Ambassador Rodríguez said that it is the position of the Colombian Government that we need to have a "profound and respectful" discussion about all the possible alternative approaches to the drug problem. He added that for this to happen there would need to be rigorous research carried out, and that the debate needs to global.

"This does not mean that we would be automatically in favour of legalisation, because we don't yet know which is the best alternative," he said. "That is why we insist on the need to have a global summit such as Copenhagen and Cancún on the issue of climate change as soon as the proper research has been concluded."

He said that thousands of innocent people had died in Colombia due to the violence created by drug-trafficking organisations, but that in the past 10 years the murder rate has been reduced by more than 50%.

Rodríguez said that the production of drugs has moved from Colombia to other countries in Latin America and in West Africa. "As long as there is demand, there will be supply coming from somewhere," he said.

He summed up some of the positions of various countries in the world, from those moving towards decriminalisation to those continuing with harsh penalties for possession such as Singapore and Iran, where violations of the drug laws can carry the death penalty.

Rodríguez acknowledged that finding consensus would be difficult, and suggested that the debate should be held within the structure of the UN. Lloyd and Rolles disagreed with this, with the former describing the UN as being part of a "church of prohibition" that won't accept any evidence that a different approach might be successful.

He said: "If you're discussing things like education policy, or the National Health Service, or transport, then there's usually a pretty open debate, and a fairly heated debate, particularly about the National Health Service. But at least there's an open debate with both sides being brought forward, and nobody's suggesting that the answer's going to be perfect in those areas, but they want it to be a bit better for the next generation.

"It seems to me that the test applied to any drug policy reform is that it's got to be perfect. And that's not going to happen. That seems to me to be something uniquely applied to this area, because some people describe the whole drug-prohibition movement as being rather like a church."
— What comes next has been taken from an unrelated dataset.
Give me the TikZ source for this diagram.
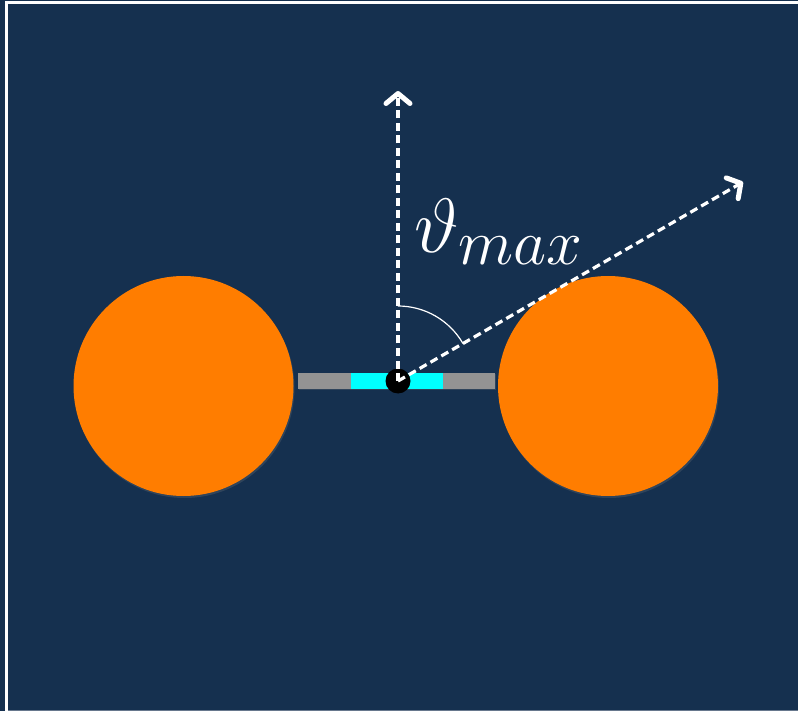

Referring to the United Nations Office on Drugs and Crime's meeting in March, he added: "The elders gather once a year in Vienna, and their job as the leaders of the church is not to listen to evidence which contradicts their belief in the Almighty. It's to explain everything that happens in terms of their existing beliefs. Whether or not you agree with them, it does start suggesting that evidence is not that important."

This attitude was not replicated in the audience at King's College, where a quick straw poll found a majority in favour of legalisation.

Rolles observed that it's difficult to gather evidence on whether legalisation could reduce harm because international law prevents countries from even experimenting.

Speaking after the debate, Peter Reynolds, the leader of the Legalise Cannabis Alliance, said: "The most notable thing was the unanimity. There's a lot of optimism, but it's just a question of how long [legalisation] is going to take. I think that we need something radical to create a breakthrough."

He mentioned the large number of US states considering legalising cannabis, adding: "When that happens, that's what will start it."